== RECORD EXCERPTS ==

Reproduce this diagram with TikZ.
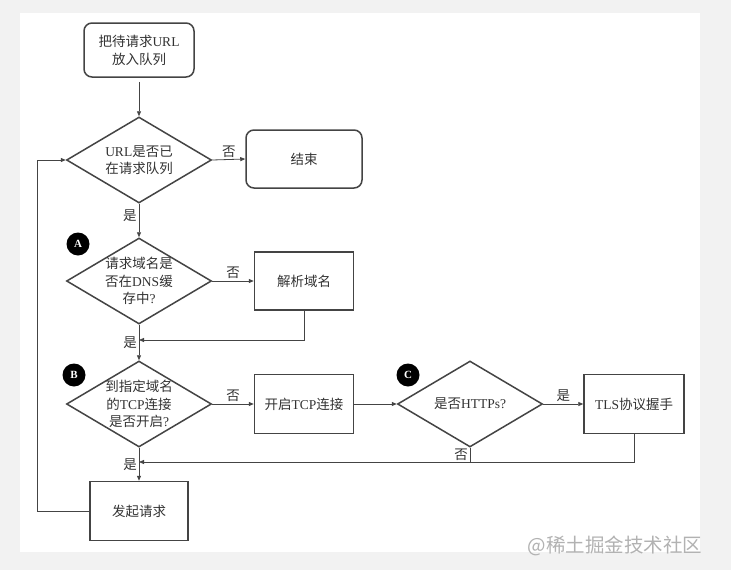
\documentclass[tikz,border=0pt]{standalone}
\usepackage{fontspec}
\setmainfont{Liberation Serif}
\newfontfamily\cjk{Noto Sans CJK SC}
\newcommand\zh[1]{{\cjk #1}}
\usetikzlibrary{shapes.geometric,arrows.meta}
\definecolor{ln}{HTML}{444444}
\definecolor{tx}{HTML}{333333}
\tikzset{
  base/.style={draw=ln, line width=1.5pt, text=tx, align=center, inner sep=2pt,
    font=\fontsize{13.5}{18}\selectfont},
  rbox/.style={base, rounded corners=8pt},
  sbox/.style={base},
  dia/.style={draw=ln, line width=1.5pt, diamond, inner sep=0pt,
    minimum width=145pt, minimum height=86pt},
  dtext/.style={text=tx, align=center, font=\fontsize{13.5}{17.5}\selectfont},
  arr/.style={draw=ln, line width=0.8pt, -{Triangle[length=5pt,width=4pt]}},
  con/.style={draw=ln, line width=0.8pt},
  lab/.style={text=tx, font=\fontsize{13.5}{16}\selectfont, inner sep=2pt},
  circ/.style={circle, fill=black, text=white, minimum size=23pt, inner sep=0pt,
    font=\bfseries\fontsize{11}{11}\selectfont}
}
\begin{document}
\begin{tikzpicture}[x=1pt,y=-1pt]
\useasboundingbox (0,0) rectangle (731,570);
\fill[black!5] (0,0) rectangle (731,570);
\fill[white] (20,13) rectangle (700,552);

% nodes
\node[rbox, minimum width=110pt, minimum height=54pt] (start) at (139,50) {\zh{把待请求}URL\\\zh{放入队列}};
\node[dia] (d1) at (139,160) {};
\node[dtext] (t1) at (139,160) {URL\zh{是否已}\\\zh{在请求队列}};
\node[rbox, minimum width=116pt, minimum height=58pt] (end) at (304,159) {\zh{结束}};

\node[dia] (d2) at (139,281) {};
\node[dtext] (t2) at (139,281) {\zh{请求域名是}\\\zh{否在}DNS\zh{缓}\\\zh{存中}?};
\node[sbox, minimum width=99pt, minimum height=58pt] (dns) at (304,281) {\zh{解析域名}};

\node[dia] (d3) at (139,404) {};
\node[dtext] (t3) at (139,404) {\zh{到指定域名}\\\zh{的}TCP\zh{连接}\\\zh{是否开启}?};
\node[sbox, minimum width=99pt, minimum height=59pt] (tcp) at (304,404) {\zh{开启}TCP\zh{连接}};

\node[dia] (d4) at (470,404) {};
\node[dtext] (t4) at (470,404) {\zh{是否}HTTPs?};
\node[sbox, minimum width=100pt, minimum height=59pt] (tls) at (634,404) {TLS\zh{协议握手}};

\node[sbox, minimum width=98pt, minimum height=59pt] (req) at (139,511) {\zh{发起请求}};

\node[circ] (ca) at (78,244) {A};
\node[circ] (cb) at (74,375) {B};
\node[circ] (cc) at (408,375) {C};

\coordinate (j1) at (139,340);
\coordinate (j2) at (139,462);
\coordinate (lp) at (37,160);

% connectors
\draw[arr, shorten <=4pt] (start) -- (d1.north);
\draw[arr] (d1.east) -- (end.west) node[lab, midway, above] {\zh{否}};
\draw[arr] (d1.south) -- (d2.north) node[lab, pos=0.35, left] {\zh{是}};
\draw[arr] (d2.east) -- (dns.west) node[lab, midway, above] {\zh{否}};
\draw[arr] (dns.south) |- (j1);
\draw[arr] (d2.south) -- (d3.north);
\node[lab, left] (y2) at (139,343) {\zh{是}};
\draw[arr] (d3.east) -- (tcp.west) node[lab, midway, above] {\zh{否}};
\draw[arr] (tcp.east) -- (d4.west);
\draw[arr] (d4.east) -- (tls.west) node[lab, midway, above] {\zh{是}};
\draw[arr] (tls.south) |- (j2);
\draw[con] (d4.south) -- (d4.south |- j2);
\node[lab] (n4) at (461,455) {\zh{否}};
\draw[arr] (d3.south) -- (req.north);
\node[lab, left] (y3) at (139,465) {\zh{是}};
\draw[arr] (req.west) -- (req.west -| lp) -- (lp) -- (d1.west);

\node[text=black!30, font=\cjk\fontsize{19.5}{19.5}\selectfont, inner sep=0pt] (wm) at (615,546) {@稀土掘金技术社区};
\end{tikzpicture}
\end{document}
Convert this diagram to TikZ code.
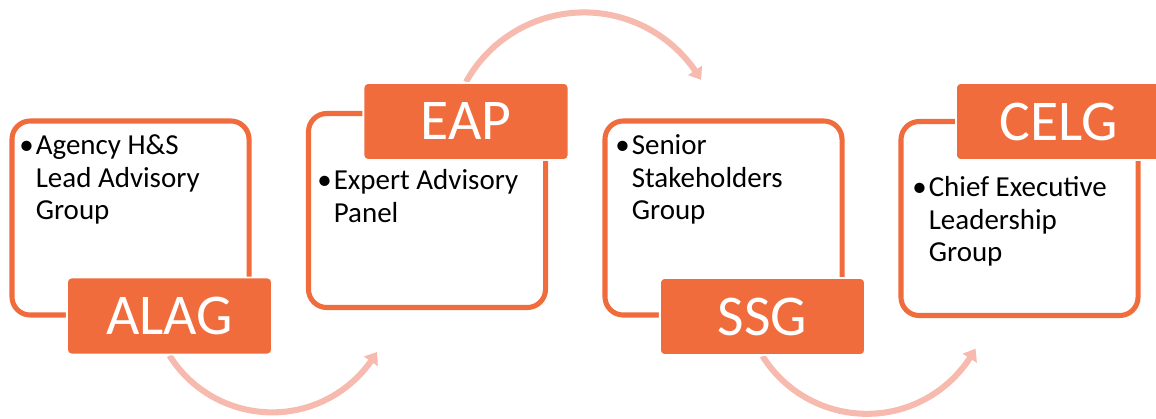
\documentclass[tikz,border=0pt]{standalone}
\usepackage{fontspec}
\setmainfont{Carlito}
\usepackage{xcolor}
\usepackage{tikz}
\usetikzlibrary{arrows.meta, bending, backgrounds}

\definecolor{boxorange}{RGB}{241,108,60}
\definecolor{arcpink}{RGB}{246,186,174}

% bullet followed by a block of lines that stay indented after it
\newcommand{\bulpt}[1]{\textbullet\hspace{1.5pt}\begin{tabular}[t]{@{}l@{}}#1\end{tabular}}

\begin{document}
\begin{tikzpicture}[
    x=0.025cm, y=-0.025cm,
    panel/.style={rectangle, rounded corners=13pt, draw=boxorange, line width=3.6pt, minimum width=5.925cm, minimum height=4.85cm, inner sep=0pt},
    tag/.style={rectangle, rounded corners=3pt, fill=boxorange, draw=white, line width=1.4pt, minimum width=5.125cm, minimum height=1.925cm, text=white, font=\fontsize{41}{41}\selectfont},
    blurb/.style={anchor=base west, inner sep=0pt, align=left, font=\fontsize{20.6}{23.1}\selectfont},
    arrow/.style={draw=arcpink, line width=4.3pt, -{Triangle[length=8pt, width=11.5pt, bend]}}
]
\useasboundingbox (0,0) rectangle (1156,419);

% outlined panels
\node[panel] (alagbox) at (130.5,218) {};
\node[panel] (eapbox) at (427,210.5) {};
\node[panel] (ssgbox) at (723.5,218) {};
\node[panel] (celgbox) at (1019.5,218.5) {};

% filled tags
\node[tag] (alag) at (169.5,316) {ALAG};
\node[tag] (eap) at (466,121.5) {EAP};
\node[tag] (ssg) at (762.5,316.5) {SSG};
\node[tag] (celg) at (1058.5,121.5) {CELG};

% arcs start under the tags
\begin{scope}[on background layer]
\draw[arrow] (alag.south) arc[start angle=148, end angle=30, radius=121];
\draw[arrow] (eap.north) arc[start angle=-151, end angle=-30, radius=135];
\draw[arrow] (ssg.south) arc[start angle=148, end angle=28, radius=123];
\end{scope}

% bullet texts
\node[blurb] (alagtxt) at (19,155) {\bulpt{Agency H\&S\\Lead Advisory\\Group}};
\node[blurb] (eaptxt) at (317,190) {\bulpt{Expert Advisory\\Panel}};
\node[blurb] (ssgtxt) at (615,155) {\bulpt{Senior\\Stakeholders\\Group}};
\node[blurb] (celgtxt) at (912,197) {\bulpt{Chief Executive\\Leadership\\Group}};

\end{tikzpicture}
\end{document}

===

**PROBLEM TO WORK ON**
The entries above should be reproduced exactly, without their pictures.

**EXERCISE ANSWER**
Reproduce this diagram with TikZ.
\documentclass[tikz,border=0pt]{standalone}
\usepackage{fontspec}
\setmainfont{Liberation Serif}
\newfontfamily\cjk{Noto Sans CJK SC}
\newcommand\zh[1]{{\cjk #1}}
\usetikzlibrary{shapes.geometric,arrows.meta}
\definecolor{ln}{HTML}{444444}
\definecolor{tx}{HTML}{333333}
\tikzset{
  base/.style={draw=ln, line width=1.5pt, text=tx, align=center, inner sep=2pt,
    font=\fontsize{13.5}{18}\selectfont},
  rbox/.style={base, rounded corners=8pt},
  sbox/.style={base},
  dia/.style={draw=ln, line width=1.5pt, diamond, inner sep=0pt,
    minimum width=145pt, minimum height=86pt},
  dtext/.style={text=tx, align=center, font=\fontsize{13.5}{17.5}\selectfont},
  arr/.style={draw=ln, line width=0.8pt, -{Triangle[length=5pt,width=4pt]}},
  con/.style={draw=ln, line width=0.8pt},
  lab/.style={text=tx, font=\fontsize{13.5}{16}\selectfont, inner sep=2pt},
  circ/.style={circle, fill=black, text=white, minimum size=23pt, inner sep=0pt,
    font=\bfseries\fontsize{11}{11}\selectfont}
}
\begin{document}
\begin{tikzpicture}[x=1pt,y=-1pt]
\useasboundingbox (0,0) rectangle (731,570);
\fill[black!5] (0,0) rectangle (731,570);
\fill[white] (20,13) rectangle (700,552);

% nodes
\node[rbox, minimum width=110pt, minimum height=54pt] (start) at (139,50) {\zh{把待请求}URL\\\zh{放入队列}};
\node[dia] (d1) at (139,160) {};
\node[dtext] (t1) at (139,160) {URL\zh{是否已}\\\zh{在请求队列}};
\node[rbox, minimum width=116pt, minimum height=58pt] (end) at (304,159) {\zh{结束}};

\node[dia] (d2) at (139,281) {};
\node[dtext] (t2) at (139,281) {\zh{请求域名是}\\\zh{否在}DNS\zh{缓}\\\zh{存中}?};
\node[sbox, minimum width=99pt, minimum height=58pt] (dns) at (304,281) {\zh{解析域名}};

\node[dia] (d3) at (139,404) {};
\node[dtext] (t3) at (139,404) {\zh{到指定域名}\\\zh{的}TCP\zh{连接}\\\zh{是否开启}?};
\node[sbox, minimum width=99pt, minimum height=59pt] (tcp) at (304,404) {\zh{开启}TCP\zh{连接}};

\node[dia] (d4) at (470,404) {};
\node[dtext] (t4) at (470,404) {\zh{是否}HTTPs?};
\node[sbox, minimum width=100pt, minimum height=59pt] (tls) at (634,404) {TLS\zh{协议握手}};

\node[sbox, minimum width=98pt, minimum height=59pt] (req) at (139,511) {\zh{发起请求}};

\node[circ] (ca) at (78,244) {A};
\node[circ] (cb) at (74,375) {B};
\node[circ] (cc) at (408,375) {C};

\coordinate (j1) at (139,340);
\coordinate (j2) at (139,462);
\coordinate (lp) at (37,160);

% connectors
\draw[arr, shorten <=4pt] (start) -- (d1.north);
\draw[arr] (d1.east) -- (end.west) node[lab, midway, above] {\zh{否}};
\draw[arr] (d1.south) -- (d2.north) node[lab, pos=0.35, left] {\zh{是}};
\draw[arr] (d2.east) -- (dns.west) node[lab, midway, above] {\zh{否}};
\draw[arr] (dns.south) |- (j1);
\draw[arr] (d2.south) -- (d3.north);
\node[lab, left] (y2) at (139,343) {\zh{是}};
\draw[arr] (d3.east) -- (tcp.west) node[lab, midway, above] {\zh{否}};
\draw[arr] (tcp.east) -- (d4.west);
\draw[arr] (d4.east) -- (tls.west) node[lab, midway, above] {\zh{是}};
\draw[arr] (tls.south) |- (j2);
\draw[con] (d4.south) -- (d4.south |- j2);
\node[lab] (n4) at (461,455) {\zh{否}};
\draw[arr] (d3.south) -- (req.north);
\node[lab, left] (y3) at (139,465) {\zh{是}};
\draw[arr] (req.west) -- (req.west -| lp) -- (lp) -- (d1.west);

\node[text=black!30, font=\cjk\fontsize{19.5}{19.5}\selectfont, inner sep=0pt] (wm) at (615,546) {@稀土掘金技术社区};
\end{tikzpicture}
\end{document}
Convert this diagram to TikZ code.
\documentclass[tikz,border=0pt]{standalone}
\usepackage{fontspec}
\setmainfont{Carlito}
\usepackage{xcolor}
\usepackage{tikz}
\usetikzlibrary{arrows.meta, bending, backgrounds}

\definecolor{boxorange}{RGB}{241,108,60}
\definecolor{arcpink}{RGB}{246,186,174}

% bullet followed by a block of lines that stay indented after it
\newcommand{\bulpt}[1]{\textbullet\hspace{1.5pt}\begin{tabular}[t]{@{}l@{}}#1\end{tabular}}

\begin{document}
\begin{tikzpicture}[
    x=0.025cm, y=-0.025cm,
    panel/.style={rectangle, rounded corners=13pt, draw=boxorange, line width=3.6pt, minimum width=5.925cm, minimum height=4.85cm, inner sep=0pt},
    tag/.style={rectangle, rounded corners=3pt, fill=boxorange, draw=white, line width=1.4pt, minimum width=5.125cm, minimum height=1.925cm, text=white, font=\fontsize{41}{41}\selectfont},
    blurb/.style={anchor=base west, inner sep=0pt, align=left, font=\fontsize{20.6}{23.1}\selectfont},
    arrow/.style={draw=arcpink, line width=4.3pt, -{Triangle[length=8pt, width=11.5pt, bend]}}
]
\useasboundingbox (0,0) rectangle (1156,419);

% outlined panels
\node[panel] (alagbox) at (130.5,218) {};
\node[panel] (eapbox) at (427,210.5) {};
\node[panel] (ssgbox) at (723.5,218) {};
\node[panel] (celgbox) at (1019.5,218.5) {};

% filled tags
\node[tag] (alag) at (169.5,316) {ALAG};
\node[tag] (eap) at (466,121.5) {EAP};
\node[tag] (ssg) at (762.5,316.5) {SSG};
\node[tag] (celg) at (1058.5,121.5) {CELG};

% arcs start under the tags
\begin{scope}[on background layer]
\draw[arrow] (alag.south) arc[start angle=148, end angle=30, radius=121];
\draw[arrow] (eap.north) arc[start angle=-151, end angle=-30, radius=135];
\draw[arrow] (ssg.south) arc[start angle=148, end angle=28, radius=123];
\end{scope}

% bullet texts
\node[blurb] (alagtxt) at (19,155) {\bulpt{Agency H\&S\\Lead Advisory\\Group}};
\node[blurb] (eaptxt) at (317,190) {\bulpt{Expert Advisory\\Panel}};
\node[blurb] (ssgtxt) at (615,155) {\bulpt{Senior\\Stakeholders\\Group}};
\node[blurb] (celgtxt) at (912,197) {\bulpt{Chief Executive\\Leadership\\Group}};

\end{tikzpicture}
\end{document}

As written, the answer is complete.